Read the records and gather each line that includes "Write".
--- Start THE RECORDS ---
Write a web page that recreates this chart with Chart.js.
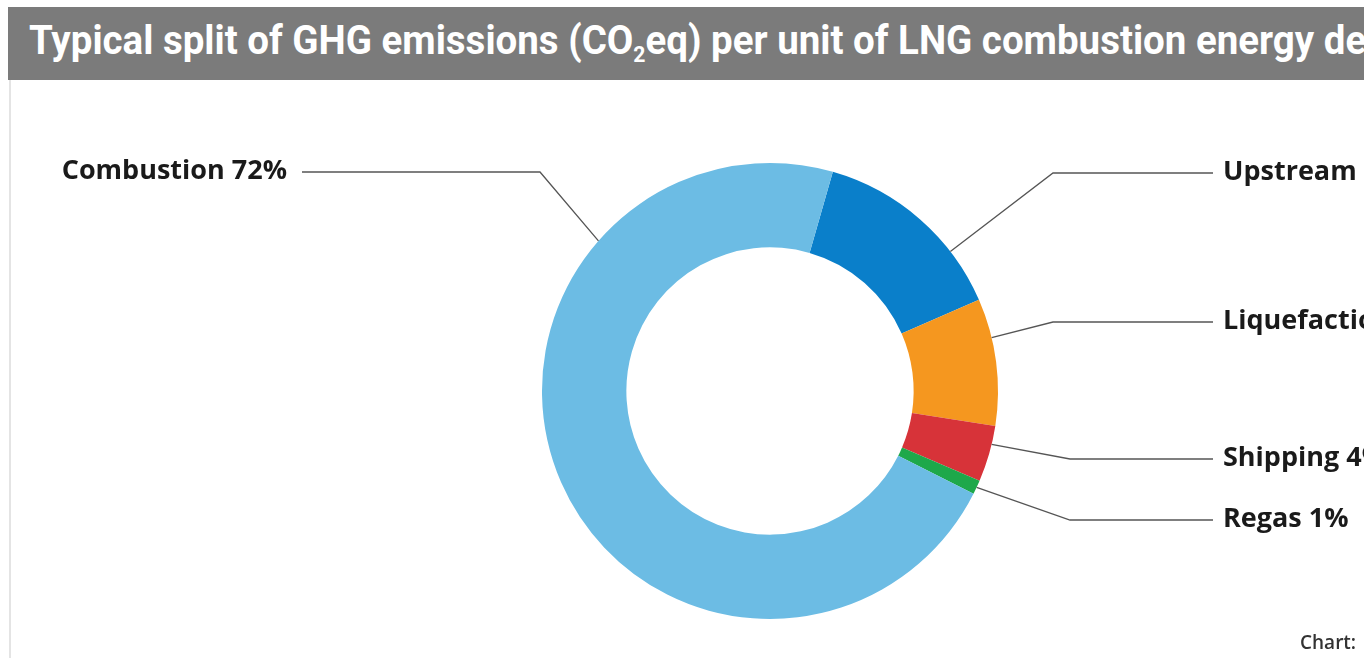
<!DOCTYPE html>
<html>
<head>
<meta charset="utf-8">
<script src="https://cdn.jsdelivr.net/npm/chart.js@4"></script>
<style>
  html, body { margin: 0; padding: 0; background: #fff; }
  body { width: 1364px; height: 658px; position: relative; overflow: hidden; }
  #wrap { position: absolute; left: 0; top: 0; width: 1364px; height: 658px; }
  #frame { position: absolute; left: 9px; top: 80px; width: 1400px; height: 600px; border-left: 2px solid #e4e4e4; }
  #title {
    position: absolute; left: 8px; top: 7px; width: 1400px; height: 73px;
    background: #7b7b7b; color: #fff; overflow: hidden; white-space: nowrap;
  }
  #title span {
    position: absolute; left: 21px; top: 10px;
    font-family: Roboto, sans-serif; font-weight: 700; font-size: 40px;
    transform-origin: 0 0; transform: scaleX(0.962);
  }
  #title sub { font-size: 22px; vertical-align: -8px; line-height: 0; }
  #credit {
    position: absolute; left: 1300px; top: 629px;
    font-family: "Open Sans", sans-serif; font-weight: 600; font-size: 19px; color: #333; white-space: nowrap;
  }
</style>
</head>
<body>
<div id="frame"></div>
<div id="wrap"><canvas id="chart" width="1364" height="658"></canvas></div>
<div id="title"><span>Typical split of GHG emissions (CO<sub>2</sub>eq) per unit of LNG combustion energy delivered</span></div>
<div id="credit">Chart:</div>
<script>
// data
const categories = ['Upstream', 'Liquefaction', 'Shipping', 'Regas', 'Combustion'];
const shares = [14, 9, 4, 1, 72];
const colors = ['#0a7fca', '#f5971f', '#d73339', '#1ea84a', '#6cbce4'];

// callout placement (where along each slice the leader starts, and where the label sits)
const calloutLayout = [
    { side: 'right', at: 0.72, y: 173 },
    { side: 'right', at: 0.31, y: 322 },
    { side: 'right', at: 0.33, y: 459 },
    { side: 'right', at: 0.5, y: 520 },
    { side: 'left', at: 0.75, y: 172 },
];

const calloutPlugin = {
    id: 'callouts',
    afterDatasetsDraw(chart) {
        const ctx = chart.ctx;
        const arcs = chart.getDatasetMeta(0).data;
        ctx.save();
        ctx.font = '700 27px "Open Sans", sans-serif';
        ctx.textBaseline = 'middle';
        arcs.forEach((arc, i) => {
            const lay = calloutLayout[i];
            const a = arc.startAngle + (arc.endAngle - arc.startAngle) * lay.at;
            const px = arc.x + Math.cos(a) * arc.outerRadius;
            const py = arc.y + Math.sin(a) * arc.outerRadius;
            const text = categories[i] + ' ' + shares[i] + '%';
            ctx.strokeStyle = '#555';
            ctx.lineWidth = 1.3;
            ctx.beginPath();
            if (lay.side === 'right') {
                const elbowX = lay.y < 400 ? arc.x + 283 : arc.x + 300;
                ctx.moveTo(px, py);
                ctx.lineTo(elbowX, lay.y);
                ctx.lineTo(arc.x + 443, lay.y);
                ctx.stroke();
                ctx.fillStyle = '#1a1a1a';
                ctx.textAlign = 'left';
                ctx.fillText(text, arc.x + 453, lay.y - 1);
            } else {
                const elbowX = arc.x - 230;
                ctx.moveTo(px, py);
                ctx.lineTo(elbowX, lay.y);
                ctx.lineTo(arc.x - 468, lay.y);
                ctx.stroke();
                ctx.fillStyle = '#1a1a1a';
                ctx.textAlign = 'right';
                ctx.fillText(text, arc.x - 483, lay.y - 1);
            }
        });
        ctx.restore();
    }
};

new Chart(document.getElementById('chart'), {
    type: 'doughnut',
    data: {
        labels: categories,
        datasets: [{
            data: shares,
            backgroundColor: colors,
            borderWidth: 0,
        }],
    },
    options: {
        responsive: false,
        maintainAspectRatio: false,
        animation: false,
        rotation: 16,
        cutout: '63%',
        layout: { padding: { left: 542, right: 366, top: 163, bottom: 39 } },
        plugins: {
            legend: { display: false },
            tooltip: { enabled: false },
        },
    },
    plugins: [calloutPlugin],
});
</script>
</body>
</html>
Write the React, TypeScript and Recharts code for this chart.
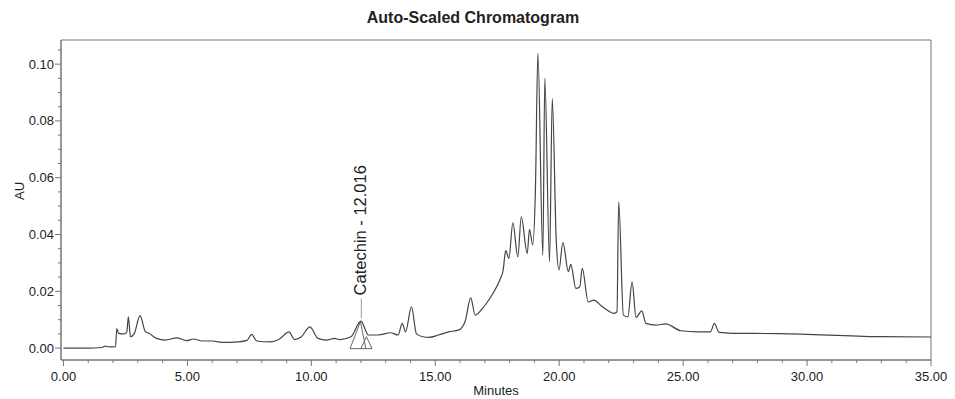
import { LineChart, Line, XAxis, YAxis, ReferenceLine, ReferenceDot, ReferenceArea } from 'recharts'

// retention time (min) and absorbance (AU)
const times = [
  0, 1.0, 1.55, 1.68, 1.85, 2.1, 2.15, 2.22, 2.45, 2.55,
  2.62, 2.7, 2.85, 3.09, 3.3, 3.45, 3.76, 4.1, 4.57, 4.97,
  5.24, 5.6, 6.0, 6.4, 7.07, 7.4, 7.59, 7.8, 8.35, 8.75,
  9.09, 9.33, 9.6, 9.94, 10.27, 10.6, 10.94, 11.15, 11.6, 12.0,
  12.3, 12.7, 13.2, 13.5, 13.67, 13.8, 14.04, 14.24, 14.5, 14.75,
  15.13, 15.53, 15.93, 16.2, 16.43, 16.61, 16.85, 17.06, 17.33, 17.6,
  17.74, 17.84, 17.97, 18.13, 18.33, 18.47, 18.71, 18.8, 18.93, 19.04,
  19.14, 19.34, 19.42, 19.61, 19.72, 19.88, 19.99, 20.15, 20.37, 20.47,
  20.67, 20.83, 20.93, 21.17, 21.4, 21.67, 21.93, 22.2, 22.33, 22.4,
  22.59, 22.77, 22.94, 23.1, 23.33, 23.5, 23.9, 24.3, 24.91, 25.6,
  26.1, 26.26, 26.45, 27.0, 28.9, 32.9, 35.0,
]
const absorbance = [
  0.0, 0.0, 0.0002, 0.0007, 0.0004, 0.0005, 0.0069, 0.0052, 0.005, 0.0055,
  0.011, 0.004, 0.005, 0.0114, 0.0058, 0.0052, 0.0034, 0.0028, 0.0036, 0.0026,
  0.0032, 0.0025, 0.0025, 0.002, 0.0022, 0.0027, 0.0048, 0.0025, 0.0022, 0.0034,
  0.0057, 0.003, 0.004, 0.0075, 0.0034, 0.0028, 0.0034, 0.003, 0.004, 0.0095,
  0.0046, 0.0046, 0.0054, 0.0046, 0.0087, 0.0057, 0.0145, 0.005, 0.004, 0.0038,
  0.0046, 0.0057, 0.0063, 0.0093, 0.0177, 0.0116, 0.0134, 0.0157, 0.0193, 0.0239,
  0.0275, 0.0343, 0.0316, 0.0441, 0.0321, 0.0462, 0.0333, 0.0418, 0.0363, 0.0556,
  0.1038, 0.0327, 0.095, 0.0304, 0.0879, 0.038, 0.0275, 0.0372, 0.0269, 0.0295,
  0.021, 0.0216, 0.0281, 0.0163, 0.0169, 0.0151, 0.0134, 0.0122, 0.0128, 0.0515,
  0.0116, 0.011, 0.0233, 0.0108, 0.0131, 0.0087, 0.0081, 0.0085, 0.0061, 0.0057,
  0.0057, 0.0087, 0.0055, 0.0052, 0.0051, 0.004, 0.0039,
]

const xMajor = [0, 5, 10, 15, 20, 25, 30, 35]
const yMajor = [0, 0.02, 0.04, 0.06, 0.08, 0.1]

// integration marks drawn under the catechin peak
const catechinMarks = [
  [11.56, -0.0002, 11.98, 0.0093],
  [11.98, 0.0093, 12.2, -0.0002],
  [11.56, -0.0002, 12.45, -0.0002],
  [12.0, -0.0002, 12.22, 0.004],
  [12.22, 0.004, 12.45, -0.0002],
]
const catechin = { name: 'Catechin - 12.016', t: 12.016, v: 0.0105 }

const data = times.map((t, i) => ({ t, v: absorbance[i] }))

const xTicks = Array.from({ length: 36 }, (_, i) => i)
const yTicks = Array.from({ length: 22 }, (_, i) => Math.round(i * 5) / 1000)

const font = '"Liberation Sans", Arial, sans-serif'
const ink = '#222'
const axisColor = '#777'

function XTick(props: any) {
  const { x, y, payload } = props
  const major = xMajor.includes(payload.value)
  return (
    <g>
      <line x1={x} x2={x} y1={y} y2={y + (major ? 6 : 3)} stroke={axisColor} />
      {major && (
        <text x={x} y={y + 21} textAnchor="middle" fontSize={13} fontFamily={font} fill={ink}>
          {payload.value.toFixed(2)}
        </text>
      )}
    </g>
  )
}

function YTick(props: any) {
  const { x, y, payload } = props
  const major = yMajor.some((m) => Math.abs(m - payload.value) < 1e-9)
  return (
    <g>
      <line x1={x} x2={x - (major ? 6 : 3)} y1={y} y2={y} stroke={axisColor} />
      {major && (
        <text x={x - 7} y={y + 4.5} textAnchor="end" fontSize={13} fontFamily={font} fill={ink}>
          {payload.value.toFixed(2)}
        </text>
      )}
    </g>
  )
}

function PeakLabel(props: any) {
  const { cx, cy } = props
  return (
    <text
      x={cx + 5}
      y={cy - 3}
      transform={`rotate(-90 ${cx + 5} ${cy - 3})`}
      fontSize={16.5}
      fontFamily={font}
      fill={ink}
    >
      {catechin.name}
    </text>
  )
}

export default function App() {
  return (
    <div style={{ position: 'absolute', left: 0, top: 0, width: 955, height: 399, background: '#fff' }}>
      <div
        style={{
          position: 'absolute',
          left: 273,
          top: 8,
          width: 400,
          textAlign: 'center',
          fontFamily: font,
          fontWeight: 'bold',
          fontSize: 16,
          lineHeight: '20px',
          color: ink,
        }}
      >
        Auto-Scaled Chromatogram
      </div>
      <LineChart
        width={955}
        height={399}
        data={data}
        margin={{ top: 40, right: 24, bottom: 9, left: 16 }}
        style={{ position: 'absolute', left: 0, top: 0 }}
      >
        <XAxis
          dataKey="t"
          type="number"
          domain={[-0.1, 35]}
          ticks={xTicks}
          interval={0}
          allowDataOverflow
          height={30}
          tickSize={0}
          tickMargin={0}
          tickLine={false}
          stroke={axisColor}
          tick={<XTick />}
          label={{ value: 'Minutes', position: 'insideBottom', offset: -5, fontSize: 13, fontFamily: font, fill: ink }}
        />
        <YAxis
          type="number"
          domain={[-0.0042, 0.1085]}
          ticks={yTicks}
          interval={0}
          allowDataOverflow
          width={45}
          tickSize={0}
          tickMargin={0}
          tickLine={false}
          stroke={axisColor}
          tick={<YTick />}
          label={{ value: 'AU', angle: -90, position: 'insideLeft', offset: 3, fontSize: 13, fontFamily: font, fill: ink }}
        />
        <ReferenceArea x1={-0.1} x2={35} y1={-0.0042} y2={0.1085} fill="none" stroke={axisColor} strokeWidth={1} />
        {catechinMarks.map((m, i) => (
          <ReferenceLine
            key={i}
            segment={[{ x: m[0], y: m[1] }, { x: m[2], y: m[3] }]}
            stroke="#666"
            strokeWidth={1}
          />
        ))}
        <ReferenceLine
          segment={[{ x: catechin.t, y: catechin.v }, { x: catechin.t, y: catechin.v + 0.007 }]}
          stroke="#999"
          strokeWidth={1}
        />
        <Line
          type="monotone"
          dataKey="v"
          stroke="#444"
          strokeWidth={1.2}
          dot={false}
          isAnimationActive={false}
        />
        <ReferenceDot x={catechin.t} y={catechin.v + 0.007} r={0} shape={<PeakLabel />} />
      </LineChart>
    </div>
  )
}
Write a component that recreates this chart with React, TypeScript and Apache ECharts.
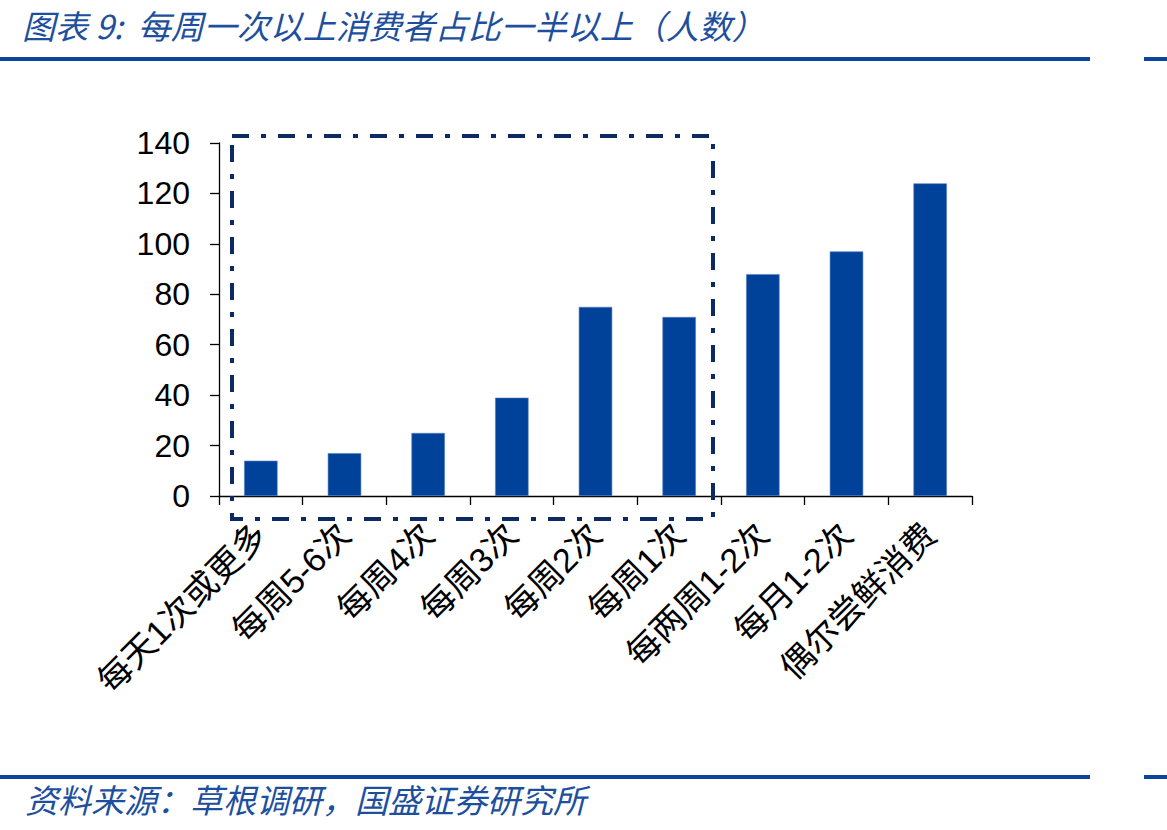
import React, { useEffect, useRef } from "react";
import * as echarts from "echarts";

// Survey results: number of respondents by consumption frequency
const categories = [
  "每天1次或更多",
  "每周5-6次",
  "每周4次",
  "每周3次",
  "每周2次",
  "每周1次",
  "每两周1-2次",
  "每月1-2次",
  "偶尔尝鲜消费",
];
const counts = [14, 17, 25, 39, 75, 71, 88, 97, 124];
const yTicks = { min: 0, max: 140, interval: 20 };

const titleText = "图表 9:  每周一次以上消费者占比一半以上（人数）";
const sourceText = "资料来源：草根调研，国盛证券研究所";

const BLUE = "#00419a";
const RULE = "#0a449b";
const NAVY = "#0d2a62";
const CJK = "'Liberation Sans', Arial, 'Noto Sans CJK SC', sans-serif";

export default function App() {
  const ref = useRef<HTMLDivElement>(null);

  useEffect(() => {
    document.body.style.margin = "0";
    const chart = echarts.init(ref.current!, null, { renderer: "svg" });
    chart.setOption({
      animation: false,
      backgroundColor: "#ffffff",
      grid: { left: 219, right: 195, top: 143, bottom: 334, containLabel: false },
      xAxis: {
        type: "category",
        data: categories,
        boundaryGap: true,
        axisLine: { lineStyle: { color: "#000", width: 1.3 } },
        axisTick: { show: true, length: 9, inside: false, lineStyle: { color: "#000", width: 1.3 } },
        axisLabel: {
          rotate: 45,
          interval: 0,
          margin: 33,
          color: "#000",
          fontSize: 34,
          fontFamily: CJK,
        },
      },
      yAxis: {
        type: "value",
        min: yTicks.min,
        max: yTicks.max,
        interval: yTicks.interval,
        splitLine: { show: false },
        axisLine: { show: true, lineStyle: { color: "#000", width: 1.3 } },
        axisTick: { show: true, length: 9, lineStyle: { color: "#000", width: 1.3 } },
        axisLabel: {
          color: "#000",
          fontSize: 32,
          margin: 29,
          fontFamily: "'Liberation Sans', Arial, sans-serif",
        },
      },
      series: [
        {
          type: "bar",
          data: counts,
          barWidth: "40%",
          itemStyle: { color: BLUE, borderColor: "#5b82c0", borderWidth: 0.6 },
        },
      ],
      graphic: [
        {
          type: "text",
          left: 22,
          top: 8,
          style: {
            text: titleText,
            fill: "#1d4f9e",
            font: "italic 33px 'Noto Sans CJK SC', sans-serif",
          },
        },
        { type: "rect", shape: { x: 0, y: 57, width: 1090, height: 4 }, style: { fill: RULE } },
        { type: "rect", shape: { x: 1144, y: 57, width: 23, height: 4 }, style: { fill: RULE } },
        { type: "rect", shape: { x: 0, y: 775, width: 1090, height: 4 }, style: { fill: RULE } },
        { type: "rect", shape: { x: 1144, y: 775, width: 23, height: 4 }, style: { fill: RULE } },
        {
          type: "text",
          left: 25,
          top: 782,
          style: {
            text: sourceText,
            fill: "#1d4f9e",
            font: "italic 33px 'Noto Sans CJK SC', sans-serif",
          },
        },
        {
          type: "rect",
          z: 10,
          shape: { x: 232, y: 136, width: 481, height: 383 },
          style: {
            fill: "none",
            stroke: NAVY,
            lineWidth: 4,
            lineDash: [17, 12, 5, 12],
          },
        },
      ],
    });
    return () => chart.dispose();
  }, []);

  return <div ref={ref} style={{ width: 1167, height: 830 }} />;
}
--- End THE RECORDS ---
SOLUTION BELOW
Write a web page that recreates this chart with Chart.js.
Write the React, TypeScript and Recharts code for this chart.
Write a component that recreates this chart with React, TypeScript and Apache ECharts.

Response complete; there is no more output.